Utility interactive systems are becoming increasingly prevalent due to growth in renewable energy, energy storage, and electric vehicles. This talk will start with a brief review of reference frame theory with a particular focus on multiple reference frames. Though reference frame theory has a long history, some effects that have commonly been neglected are becoming increasingly important. Next, a few innovative control methods will be reviewed, followed by a look at systems of converters. Recent advances in stability and stochastic analysis will be discussed.
With these analysis and control methods established, the unique challenges of two applications will be explored. Aircraft ground support equipment must provide clean, harmonic-free, balanced, three-phase 400 Hz power. The primary challenge is that the harmonics of interest approach the Nyquist rate associated with typical PWM frequencies. Extreme fast charging of electric vehicles is an emerging problem that calls for sophisticated system-level power and energy management. An XFC station can experience load steps in the 400 kW range, which must be managed to maintain power quality on the distribution network. These two applications together drive new control and analysis methods for three-phase inverters and rectifiers.

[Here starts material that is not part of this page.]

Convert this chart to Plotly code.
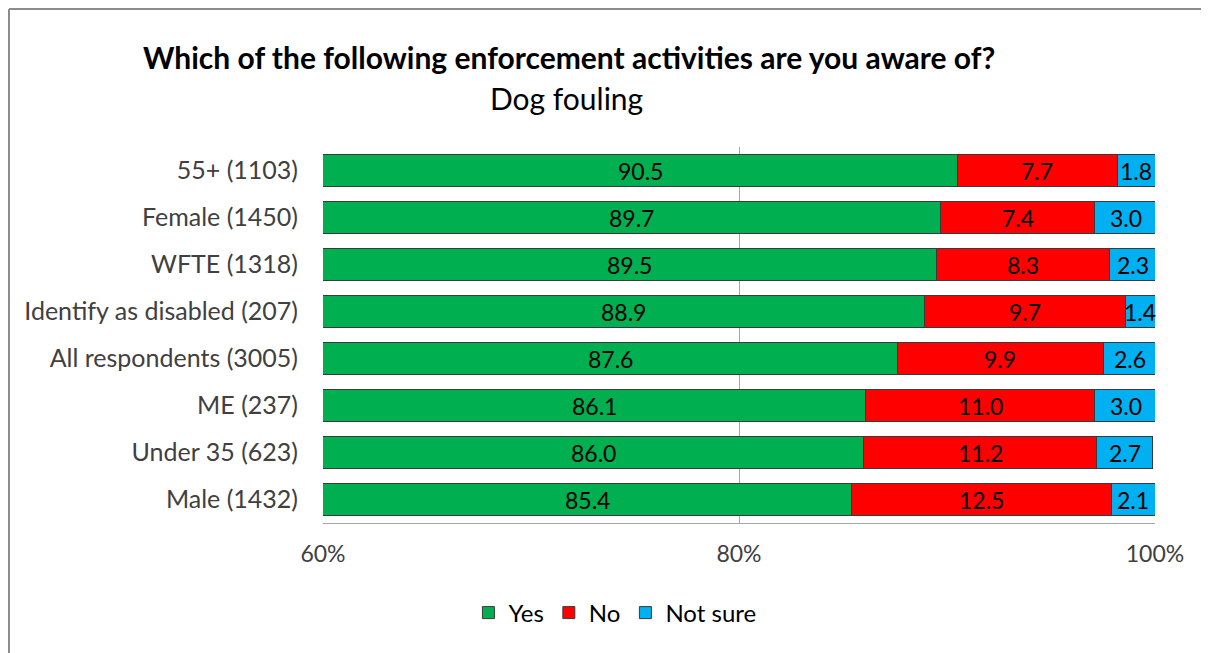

Jonathan W. Kimball received the B.S. degree in electrical and computer engineering from Carnegie Mellon University, Pittsburgh, PA, in 1994, the M.S. degree in electrical engineering from the University of Illinois at Urbana-Champaign (Illinois) in 1996, and the Ph.D. degree in electrical and computer engineering from Illinois in 2007. He worked in industry at Motorola and Baldor, and subsequently co-founded SmartSpark Energy Systems. He joined the faculty at Missouri University of Science and Technology in 2008 where he is currently a professor.